Prime minister Rishi Sunak said on entering Downing Street ‘trust is earned and I will earn yours’. A mega poll by The Sun and YouGov released earlier this week indicates that after six months in the job, Sunak is beginning to do just that.

The poll shows Sunak is beginning to win back the support of the broad coalition of voters who gave the Tories a sweeping majority less than four years ago. More than half of 2019 Tory voters (51 per cent) believe that the Conservatives can turn it around.

Waking up this morning however, 2019 Tory voters might feel more like the 40 per cent of the public who believe the Tories are done for at the next election.

That’s because although Sunak has edged slightly ahead of Sir Keir Starmer on who would make the best leader in the latest poll, the Tory party has lost out at the ballot box – losing key councils in both the red wall and seats in southern England.

For the first time since 1998, the people of Medway decided that their local services will be better run by Labour than the Tories. The Liberal Democrats were also celebrating success, taking Windsor and Maidenhead, which covers former prime minister Theresa May’s constituency.

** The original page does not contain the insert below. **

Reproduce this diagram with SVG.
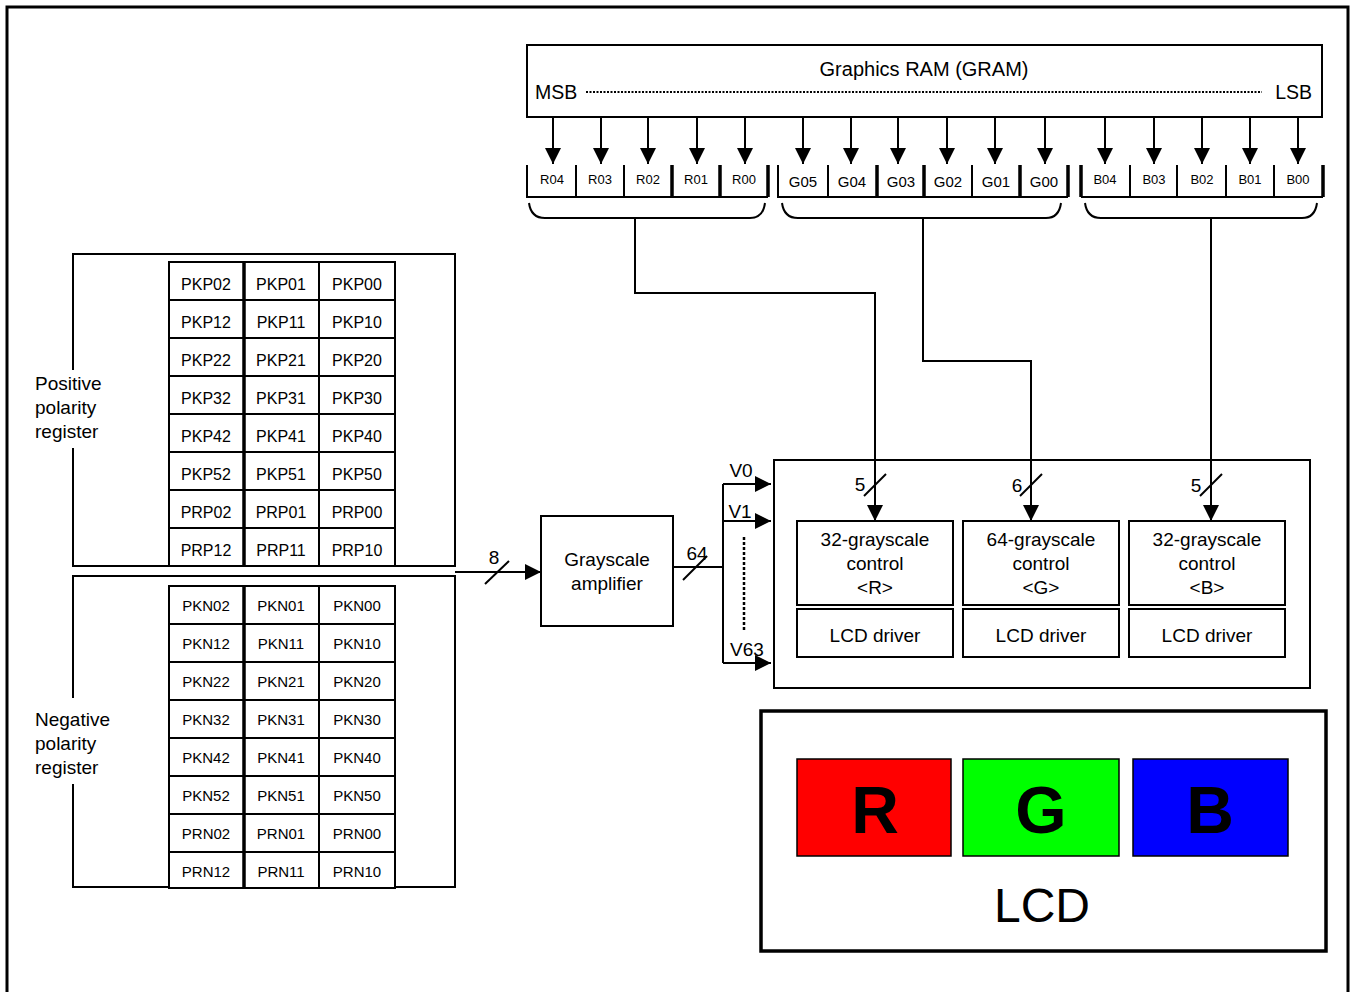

Local elections can be hard to untangle and do not determine the party fortunes nationally. Today’s results will make Sunak’s job of managing the party much harder, however.

Tory members didn’t get to vote for their party leader in the autumn remember and many Tory councillors who lost in the elections will likely be furious, and feel it is the national government’s fault, not their own. Today’s results will only add fire to ongoing internal party battles on key issues like housing targets, whether the UK should reject the European Human Rights Convention, and the ‘Brexit betrayal’.

Meanwhile Sir Keir Starmer is declaring that the “road to Britain” is being “paved with “Labour wins”. These results give the Labour party momentum and show that the broad coalition of voters who gave the Tories a landslide majority in 2019 is fragmenting.

If Sunak is to close the gaps in the polls, where Labour remains ahead by about 43 per cent to the Tories’ 29, he is going to have to earn the trust of those who he just lost at the local election ballot box.

The current approach is to demonstrate progress is being made on Sunak’s five priorities by December 2023, but more will be needed to excite voters if the Conservatives are going to convince them to vote Tory again in autumn 2024.

We know it can take a long time for positive offers to the country to cut through and secure voter buy-in – Starmer can attest to that. For Sunak to earn voters’ trust again, it’s important he begin not only navigating internal party politics effectively – he must also offer more positive reasons for the British public to decide to back him and his party.